When the ceremony was finished, I found the mother in a back room holding the baby who was crying miserably. She said he was not interested in nursing, which is the first attempt at calming the baby down. She asked if we could give him children’s tylenol, which is the second way to calm him down. When that wasn’t working, I asked if I could hold him. Not to toot my own horn, but I can usually calm babies down, sometimes to the point of sleeping. That worked for a moment, but it didn’t hold. By this time the father was in the back room with us. He asked to give it try. Honestly, I was skeptical. But I was way off.

When the father first attempted to rock him in his arms, the baby still continued to cry out intermittently, but he certainly calmed him down more than any of us could. We relocated to the courtyard but the baby was still quite fussy, and that might be an understatement. It was now coming up on 30 minutes of crying, which is a long time for a newborn. My fear was that the baby getting into a crying cycle which can be quite challenging to break.

At this point the father did something I’ve never seen a father do before: with the boy in his bassinet, he stood above him in a position that one would assume if he were going to do CPR, and he put his hands around the baby’s chest and arms and leaned in to apply pressure. It’s my assumption this was an attempt to do a physical swaddling of the child. The father did not move for a good 2-3 minutes. And just like that this little boy calmed down and fell asleep.

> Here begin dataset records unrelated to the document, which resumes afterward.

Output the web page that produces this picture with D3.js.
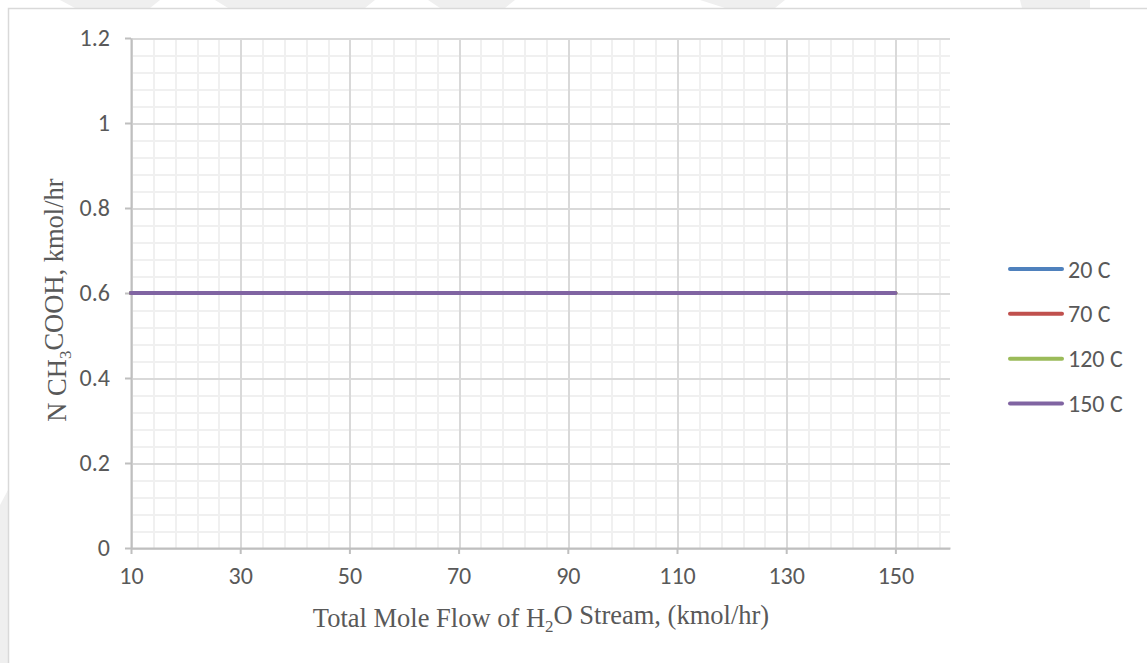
<!DOCTYPE html>
<html>
<head>
<meta charset="utf-8">
<script src="https://cdn.jsdelivr.net/npm/d3@7"></script>
<style>
  html, body { margin: 0; padding: 0; background: #fff; }
  svg { display: block; }
</style>
</head>
<body>
<svg id="chart" width="1147" height="663"></svg>
<script>
// Mole flow of the H2O stream (kmol/hr)
const flowH2O = [10, 30, 50, 70, 90, 110, 130, 150];
// Acetic acid flow (kmol/hr) for each stream temperature
const acid20C  = [0.6, 0.6, 0.6, 0.6, 0.6, 0.6, 0.6, 0.6];
const acid70C  = [0.6, 0.6, 0.6, 0.6, 0.6, 0.6, 0.6, 0.6];
const acid120C = [0.6, 0.6, 0.6, 0.6, 0.6, 0.6, 0.6, 0.6];
const acid150C = [0.6, 0.6, 0.6, 0.6, 0.6, 0.6, 0.6, 0.6];
const seriesNames = ["20 C", "70 C", "120 C", "150 C"];
const xTickValues = [10, 30, 50, 70, 90, 110, 130, 150];
const yTickValues = [0, 0.2, 0.4, 0.6, 0.8, 1, 1.2];

const series = [
  { name: seriesNames[0], values: acid20C,  color: "#4F81BD" },
  { name: seriesNames[1], values: acid70C,  color: "#C0504D" },
  { name: seriesNames[2], values: acid120C, color: "#9BBB59" },
  { name: seriesNames[3], values: acid150C, color: "#8064A2" }
];

const svg = d3.select("#chart");
const tickFont = "Calibri, Carlito, 'Open Sans', sans-serif";
const titleFont = "'Times New Roman', 'Liberation Serif', serif";
const textColor = "#595959";
const tickSize = "24px";

// faint background watermark bands
const wm = svg.append("g").attr("fill", "#efefef");
[
  [[60,0],[160,0],[150,8],[75,8]],
  [[215,0],[375,0],[365,8],[228,8]],
  [[428,0],[515,0],[505,8],[440,8]],
  [[700,0],[785,0],[775,8],[725,8]],
  [[1020,0],[1090,0],[1090,8],[1022,8]]
].forEach(p => wm.append("polygon").attr("points", p.map(q => q.join(",")).join(" ")));
wm.append("polygon").attr("points", "0,505 8,490 8,663 0,663");

// chart frame
svg.append("path")
  .attr("d", "M8.5,663 L8.5,8.5 L1147,8.5")
  .attr("fill", "none").attr("stroke", "#d9d9d9").attr("stroke-width", 1.5);

const plot = { left: 131, top: 38, right: 950, bottom: 548 };

const x = d3.scaleLinear().domain([10, 160]).range([plot.left, plot.right]);
const y = d3.scaleLinear().domain([0, 1.2]).range([plot.bottom, plot.top]);

const grid = svg.append("g").attr("shape-rendering", "crispEdges");

// minor gridlines
const xMinor = d3.range(10, 160.001, 4);
const yMinor = d3.range(0, 1.2001, 0.04);
grid.selectAll(".xmin").data(xMinor).join("line")
  .attr("x1", d => Math.round(x(d)) + 0.5).attr("x2", d => Math.round(x(d)) + 0.5)
  .attr("y1", plot.top).attr("y2", plot.bottom)
  .attr("stroke", "#f0f0f0").attr("stroke-width", 2);
grid.selectAll(".ymin").data(yMinor).join("line")
  .attr("y1", d => Math.round(y(d)) + 0.5).attr("y2", d => Math.round(y(d)) + 0.5)
  .attr("x1", plot.left).attr("x2", plot.right)
  .attr("stroke", "#f0f0f0").attr("stroke-width", 2);

// major gridlines
grid.selectAll(".xmaj").data(xTickValues).join("line")
  .attr("x1", d => Math.round(x(d)) + 0.5).attr("x2", d => Math.round(x(d)) + 0.5)
  .attr("y1", plot.top).attr("y2", plot.bottom)
  .attr("stroke", "#d9d9d9").attr("stroke-width", 2);
grid.selectAll(".ymaj").data(yTickValues).join("line")
  .attr("y1", d => Math.round(y(d)) + 0.5).attr("y2", d => Math.round(y(d)) + 0.5)
  .attr("x1", plot.left).attr("x2", plot.right)
  .attr("stroke", "#d9d9d9").attr("stroke-width", 2);

// axes
const xAxis = d3.axisBottom(x).tickValues(xTickValues).tickSize(6).tickSizeOuter(0).tickPadding(13)
  .tickFormat(d3.format("d"));
const yAxis = d3.axisLeft(y).tickValues(yTickValues).tickSize(6).tickSizeOuter(0).tickPadding(15)
  .tickFormat(d => d === 0 ? "0" : d3.format("~g")(d));

const gx = svg.append("g").attr("transform", `translate(0,${plot.bottom})`).call(xAxis);
const gy = svg.append("g").attr("transform", `translate(${plot.left},0)`).call(yAxis);
[gx, gy].forEach(g => {
  g.select(".domain").attr("stroke", "#bfbfbf").attr("stroke-width", 2);
  g.selectAll(".tick line").attr("stroke", "#bfbfbf").attr("stroke-width", 2);
  g.selectAll(".tick text").attr("fill", textColor)
    .style("font-family", tickFont).style("font-size", tickSize);
});
gx.selectAll(".tick text").attr("dy", "0.72em");

// series lines
const line = d3.line().x((d, i) => x(flowH2O[i])).y(d => y(d));
svg.append("g").selectAll("path").data(series).join("path")
  .attr("d", s => line(s.values))
  .attr("fill", "none").attr("stroke", s => s.color)
  .attr("stroke-width", 4).attr("stroke-linecap", "round");

// axis titles
const yTitle = svg.append("text")
  .attr("transform", "translate(66,300) rotate(-90)")
  .attr("text-anchor", "middle").attr("fill", textColor)
  .style("font-family", titleFont).style("font-size", "26.5px");
yTitle.append("tspan").text("N CH");
yTitle.append("tspan").text("3").attr("dy", "0.3em").style("font-size", "17px");
yTitle.append("tspan").text("COOH, kmol/hr").attr("dy", "-0.3em");

const xTitle = svg.append("text")
  .attr("x", 541).attr("y", 627)
  .attr("text-anchor", "middle").attr("fill", textColor)
  .style("font-family", titleFont).style("font-size", "26.5px");
xTitle.append("tspan").text("Total Mole Flow of H");
xTitle.append("tspan").text("2").attr("dy", "0.3em").style("font-size", "17px");
xTitle.append("tspan").text("O Stream, (kmol/hr)").attr("dy", "-0.3em");

// legend
const legend = svg.append("g");
const legendY = d3.scalePoint().domain(seriesNames).range([269, 403.5]);
const items = legend.selectAll("g").data(series).join("g")
  .attr("transform", s => `translate(0,${legendY(s.name)})`);
items.append("line")
  .attr("x1", 1010).attr("x2", 1062).attr("y1", 0).attr("y2", 0)
  .attr("stroke", s => s.color).attr("stroke-width", 4).attr("stroke-linecap", "round");
items.append("text")
  .attr("x", 1068).attr("y", 0).attr("dy", "0.36em")
  .attr("fill", textColor)
  .style("font-family", tickFont).style("font-size", tickSize)
  .text(s => s.name);
</script>
</body>
</html>
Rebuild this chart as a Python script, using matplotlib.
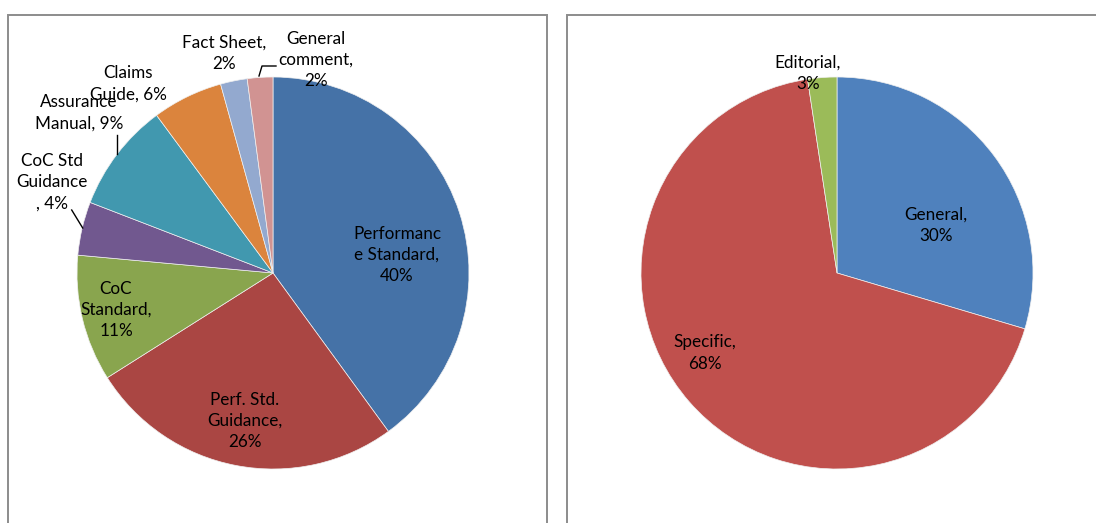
import matplotlib
matplotlib.use("Agg")
import matplotlib.pyplot as plt
from matplotlib.patches import Rectangle

# left pie: comment categories (shares in %)
left_labels = ["Performanc\ne Standard,\n40%", "Perf. Std.\nGuidance,\n26%", "CoC\nStandard,\n11%",
               "CoC Std\nGuidance\n, 4%", "Assurance\nManual, 9%", "Claims\nGuide, 6%",
               "Fact Sheet,\n2%", "General\ncomment,\n2%"]
left_values = [39.9, 26.0, 10.4, 4.4, 9.0, 5.8, 2.2, 2.1]
left_colors = ["#4572A7", "#AA4643", "#89A54E", "#71588F", "#4198AF", "#DB843D", "#93A9CF", "#D19392"]

# right pie: comment type
right_labels = ["General,\n30%", "Specific,\n68%", "Editorial,\n3%"]
right_values = [29.6, 68.0, 2.4]
right_colors = ["#4F81BD", "#C0504D", "#9BBB59"]

W, H = 1096, 523
plt.rcParams["font.family"] = ["Lato", "DejaVu Sans"]

fig = plt.figure(figsize=(W / 100, H / 100), dpi=100)
ax = fig.add_axes([0, 0, 1, 1])


def Y(y):
    return H - y


ax.pie(left_values, colors=left_colors, startangle=90, counterclock=False,
       center=(273, Y(273)), radius=196, frame=True,
       wedgeprops=dict(linewidth=0.5, edgecolor="#f0f0f0"))
ax.pie(right_values, colors=right_colors, startangle=90, counterclock=False,
       center=(837, Y(273)), radius=196, frame=True,
       wedgeprops=dict(linewidth=0.5, edgecolor="#f0f0f0"))

# chart borders (bottom cut off in the source)
for x0, x1 in [(8, 547), (567, 1100)]:
    ax.add_patch(Rectangle((x0, -10), x1 - x0, Y(15) + 10, fill=False,
                           edgecolor="#8c8c8c", linewidth=1.4))

fs = 12.3
ls = 1.42
left_pos = [(397, 255), (245, 421), (116, 310), (52, 182), (79, 113), (128, 84), (224, 53), (316, 60)]
for lab, (x, y) in zip(left_labels, left_pos):
    ax.text(x, Y(y), lab, ha="center", va="center", fontsize=fs, linespacing=ls, color="black")

right_pos = [(936, 225), (705, 353), (808, 73)]
for lab, (x, y) in zip(right_labels, right_pos):
    ax.text(x, Y(y), lab, ha="center", va="center", fontsize=fs, linespacing=ls, color="black")

# leader lines
ax.plot([71.7, 82.7], [Y(210), Y(228)], color="black", lw=1)
ax.plot([117, 117], [Y(135), Y(154)], color="black", lw=1)
ax.plot([259, 262, 276], [Y(76), Y(66), Y(66)], color="black", lw=1)

ax.set_xlim(0, W)
ax.set_ylim(0, H)
ax.axis("off")

fig.savefig("out.png", dpi=100)
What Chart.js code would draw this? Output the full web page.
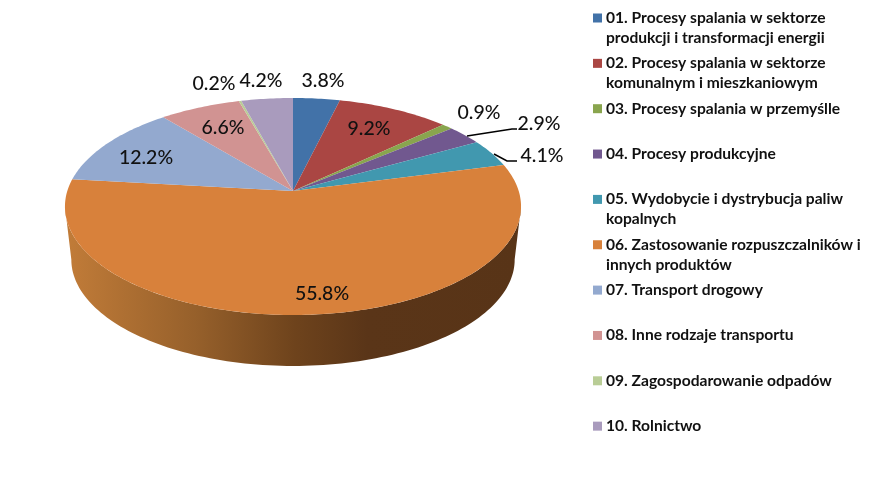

Now, what this father did was not the most amazing part. What was amazing was first that he seemed to instinctively know what his son needed and second that he was there to do it. I was honestly struck by his ability to connect with and calm his son down. He looked like a natural to me.

In most of my time as a Mohel, the roles that the parents assume during, and especially after the ceremony are very gender charged: the mother is the primary caregiver and the father is busy delivering the speech detailing the baby’s name. What was unique about this Bris was that since the couple was not observant they had less constraints with the formalities that traditional Jews feel obligated to at such events. And what resulted was inspiring. I think everyone could learn from this family. Yes, the guests and the speeches are important. But the primary focus need be on the baby and what he needs at that time. And that means for the father too. If worse comes to worst you’ll email the speech to everyone.

Come on, we all know they only come for the bagels anyway.